The Question: Attempting to enumerate every resource variable (CPU, IOPS, RSS, Disk, logical count) into a single scoring function feels like an NP-hard trap.
How do you handle placement in systems where memory usage is opaque/dynamic?
Dumb Coordinator, Smart Nodes: Should we just let the Coordinator blind-fire based on disk space, and rely 100% on the Node to return hard 429 Too Many Requests based on local pressure?
Cost Estimation: Do we try to build a synthetic "cost model" per segment (e.g., predicted memory footprint) and schedule based on credits, ignoring actual OS metrics?
Control Plane Decoupling: Separate storage balancing (disk) from query balancing (mem)?
Feels like we are reinventing the wheel. References to papers or similar architecture post-mortems appreciated.
otterley•16m ago
Of course, for this to work, you have to figure out what that reserved amount should be. That is an exercise for the implementer (i.e., you).
See https://kubernetes.io/docs/concepts/configuration/manage-res...
> Attempting to enumerate every resource variable (CPU, IOPS, RSS, Disk, logical count) into a single scoring function feels like an NP-hard trap.
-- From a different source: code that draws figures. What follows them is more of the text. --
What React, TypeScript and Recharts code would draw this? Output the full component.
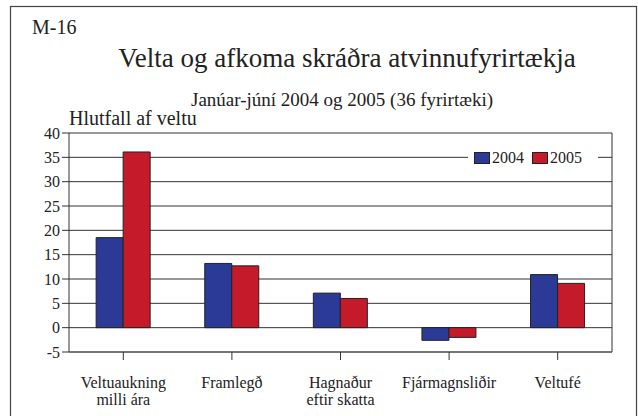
import React from "react";
import {
  Bar,
  BarChart,
  CartesianGrid,
  Legend,
  XAxis,
  YAxis,
} from "recharts";

const categories = [
  "Veltuaukning\nmilli ára",
  "Framlegð",
  "Hagnaður\neftir skatta",
  "Fjármagnsliðir",
  "Veltufé",
];
const values2004 = [18.5, 13.2, 7.1, -2.6, 10.9];
const values2005 = [36.1, 12.7, 6.0, -2.0, 9.1];
const yTicks = [-5, 0, 5, 10, 15, 20, 25, 30, 35, 40];
const minorTicks = [
  -5, -4, -3, -2, -1, 0, 1, 2, 3, 4, 5, 6, 7, 8, 9, 10, 11, 12, 13, 14, 15,
  16, 17, 18, 19, 20, 21, 22, 23, 24, 25, 26, 27, 28, 29, 30, 31, 32, 33, 34,
  35, 36, 37, 38, 39, 40,
];

const FONT = "Liberation Serif";
const BLUE = "#2b3a96";
const RED = "#c41a2a";
const INK = "#222";

const data = categories.map((name, i) => ({
  name,
  y2004: values2004[i],
  y2005: values2005[i],
}));

function XTick({ x, y, payload }: any) {
  const lines = String(payload.value).split("\n");
  return (
    <text x={x} y={y} textAnchor="middle" fontFamily={FONT} fontSize={16} fill={INK}>
      {lines.map((line, i) => (
        <tspan key={i} x={x} dy={i === 0 ? 26 : 17}>
          {line}
        </tspan>
      ))}
    </text>
  );
}

function LegendBox() {
  const items = [
    { label: "2004", color: BLUE },
    { label: "2005", color: RED },
  ];
  return (
    <div
      style={{
        display: "flex",
        alignItems: "center",
        background: "#fff",
        padding: "0 0 0 6px",
        height: 18,
        fontFamily: FONT,
        fontSize: 16,
        color: INK,
      }}
    >
      {items.map((it) => (
        <div key={it.label} style={{ display: "flex", alignItems: "center", marginRight: 8 }}>
          <span
            style={{
              display: "inline-block",
              width: 14,
              height: 10,
              background: it.color,
              border: `1px solid ${INK}`,
              marginRight: 2,
            }}
          />
          <span style={{ lineHeight: "18px" }}>{it.label}</span>
        </div>
      ))}
    </div>
  );
}

export default function App() {
  return (
    <div
      style={{
        position: "absolute",
        left: 0,
        top: 0,
        width: 638,
        height: 416,
        overflow: "hidden",
        background: "#fff",
        fontFamily: FONT,
      }}
    >
      <BarChart
        width={638}
        height={416}
        data={data}
        margin={{ top: 133, right: 25, left: 28, bottom: 14 }}
        barCategoryGap="25%"
        barGap={0}
      >
        <CartesianGrid yAxisId="main" vertical={false} stroke="#333" />
        <YAxis
          yAxisId="minor"
          width={1}
          domain={[-5, 40]}
          ticks={minorTicks}
          interval={0}
          tick={false}
          tickSize={5}
          tickLine={{ stroke: "#444" }}
          axisLine={false}
        />
        <YAxis
          yAxisId="main"
          width={40}
          domain={[-5, 40]}
          ticks={yTicks}
          interval={0}
          tickSize={7}
          tickMargin={2}
          tickLine={{ stroke: "#333" }}
          axisLine={{ stroke: "#333" }}
          tick={{ fontFamily: FONT, fontSize: 16, fill: INK }}
        />
        <YAxis
          yAxisId="right"
          orientation="right"
          width={1}
          domain={[-5, 40]}
          tick={false}
          tickLine={false}
          axisLine={{ stroke: "#333" }}
        />
        <XAxis
          dataKey="name"
          height={50}
          interval={0}
          tickSize={8}
          tickMargin={2}
          axisLine={{ stroke: "#555" }}
          tickLine={{ stroke: "#333" }}
          tick={<XTick />}
        />
        <Legend
          layout="horizontal"
          verticalAlign="middle"
          content={<LegendBox />}
          wrapperStyle={{ left: 468, top: 149, width: 130 }}
        />
        <Bar
          yAxisId="main"
          dataKey="y2004"
          name="2004"
          fill={BLUE}
          stroke={INK}
          strokeWidth={1}
          isAnimationActive={false}
        />
        <Bar
          yAxisId="main"
          dataKey="y2005"
          name="2005"
          fill={RED}
          stroke={INK}
          strokeWidth={1}
          isAnimationActive={false}
        />
      </BarChart>
      <svg
        width={638}
        height={416}
        style={{ position: "absolute", left: 0, top: 0, pointerEvents: "none" }}
      >
        <rect x={10.5} y={6.5} width={626} height={420} fill="none" stroke="#444" strokeWidth={1.2} />
        <text x={32} y={34} fontFamily={FONT} fontSize={20} fill={INK}>
          M-16
        </text>
        <text x={347} y={67} textAnchor="middle" fontFamily={FONT} fontSize={27} fill={INK}>
          Velta og afkoma skráðra atvinnufyrirtækja
        </text>
        <text x={342} y={106} textAnchor="middle" fontFamily={FONT} fontSize={19} fill={INK}>
          Janúar-júní 2004 og 2005 (36 fyrirtæki)
        </text>
        <text x={69} y={125} fontFamily={FONT} fontSize={20} fill={INK}>
          Hlutfall af veltu
        </text>
      </svg>
    </div>
  );
}
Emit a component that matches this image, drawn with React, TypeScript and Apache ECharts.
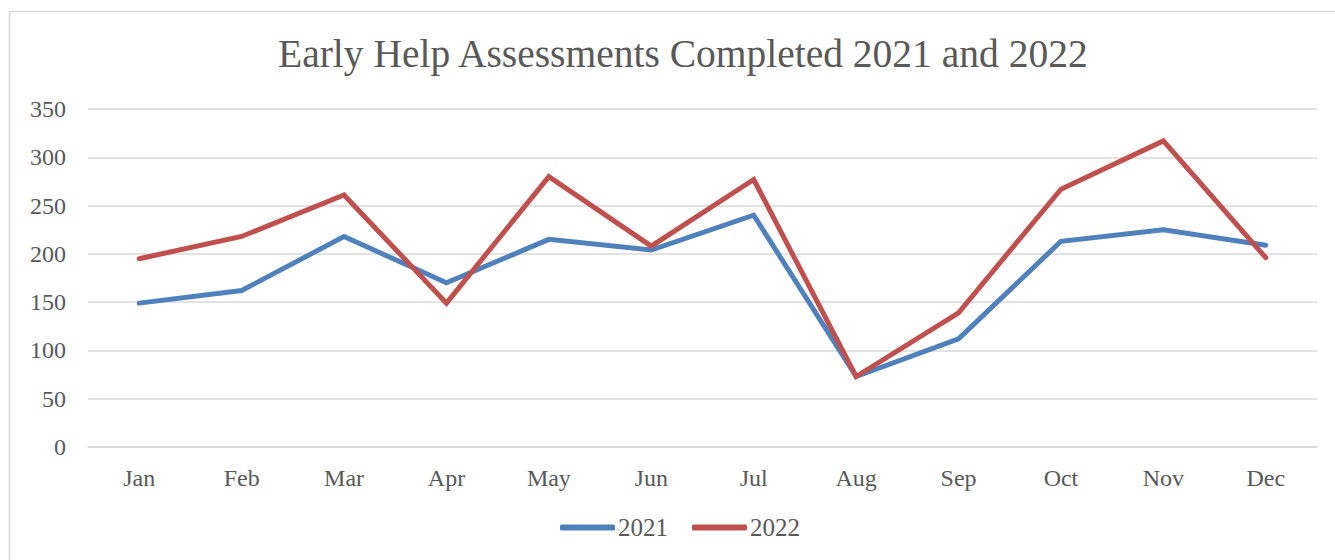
import React, { useEffect, useRef } from "react";
import * as echarts from "echarts";

const months = ["Jan", "Feb", "Mar", "Apr", "May", "Jun", "Jul", "Aug", "Sep", "Oct", "Nov", "Dec"];
const values2021 = [149, 162, 218, 170, 215, 204, 240, 73, 112, 213, 225, 209];
const values2022 = [195, 218, 261, 149, 280, 208, 277, 73, 139, 267, 317, 196];
const yTicks = { min: 0, max: 350, interval: 50 };

const FONT = "'Liberation Serif', 'DejaVu Serif', serif";
const TEXT = "#595959";

export default function App() {
  const ref = useRef<HTMLDivElement>(null);
  useEffect(() => {
    if (!ref.current) return;
    const chart = echarts.init(ref.current, undefined, { renderer: "svg" });
    chart.setOption({
      animation: false,
      backgroundColor: "#ffffff",
      graphic: [
        {
          type: "rect",
          shape: { x: 9.5, y: 11.5, width: 1340, height: 570 },
          style: { fill: "none", stroke: "#d9d9d9", lineWidth: 1.5 },
          silent: true,
        },
      ],
      title: {
        text: "Early Help Assessments Completed 2021 and 2022",
        left: 273,
        top: 29,
        textStyle: { fontFamily: FONT, fontSize: 39.5, fontWeight: "normal", color: TEXT },
      },
      legend: {
        bottom: 15,
        left: 555,
        icon: "roundRect",
        itemWidth: 55,
        itemHeight: 6,
        itemGap: 24,
        textStyle: { fontFamily: FONT, fontSize: 25, color: TEXT, padding: [0, 0, 0, -2] },
        data: ["2021", "2022"],
      },
      grid: { left: 88, right: 18, top: 109, bottom: 113, containLabel: false },
      xAxis: {
        type: "category",
        data: months,
        boundaryGap: true,
        axisLine: { show: true, lineStyle: { color: "#d9d9d9", width: 1.5 } },
        axisTick: { show: false },
        axisLabel: { fontFamily: FONT, fontSize: 24, color: TEXT, margin: 19 },
      },
      yAxis: {
        type: "value",
        min: yTicks.min,
        max: yTicks.max,
        interval: yTicks.interval,
        axisLine: { show: false },
        axisTick: { show: false },
        splitLine: { lineStyle: { color: "#d9d9d9", width: 1.5 } },
        axisLabel: { fontFamily: FONT, fontSize: 24, color: TEXT, margin: 22 },
      },
      series: [
        {
          name: "2021",
          type: "line",
          data: values2021,
          symbol: "none",
          lineStyle: { color: "#4F81BD", width: 5, cap: "round", join: "miter" },
          itemStyle: { color: "#4F81BD" },
        },
        {
          name: "2022",
          type: "line",
          data: values2022,
          symbol: "none",
          lineStyle: { color: "#C0504D", width: 5, cap: "round", join: "miter" },
          itemStyle: { color: "#C0504D" },
        },
      ],
    });
    return () => chart.dispose();
  }, []);
  return (
    <div
      ref={ref}
      style={{ position: "fixed", left: 0, top: 0, width: 1335, height: 560 }}
    />
  );
}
Yeah, don't do that. Figure out what resources your applications need and the declare them, and let the scheduler find the best node based on the requirements you've specified.
> We are trying to write a "God Equation" for our load balancer. We started with row_count, which failed. We looked at disk usage, but that doesn't correlate with RAM because of lazy loading.
A few things come to mind...
First, you're talking about a load balancer, but it's not clear that you're trying to balance load! A good metric to use for load balancing is one whose value is proportional to response latency.
It smells like you're trying to provision resources based on an optimistic prediction of your working set size. Perhaps you need a more pessimistic prediction. It might also be that you're relying too heavily on the kernel to handle paging, when what you really need is a cache tuned for your application that is scan-resistant, coupled with O_DIRECT for I/O.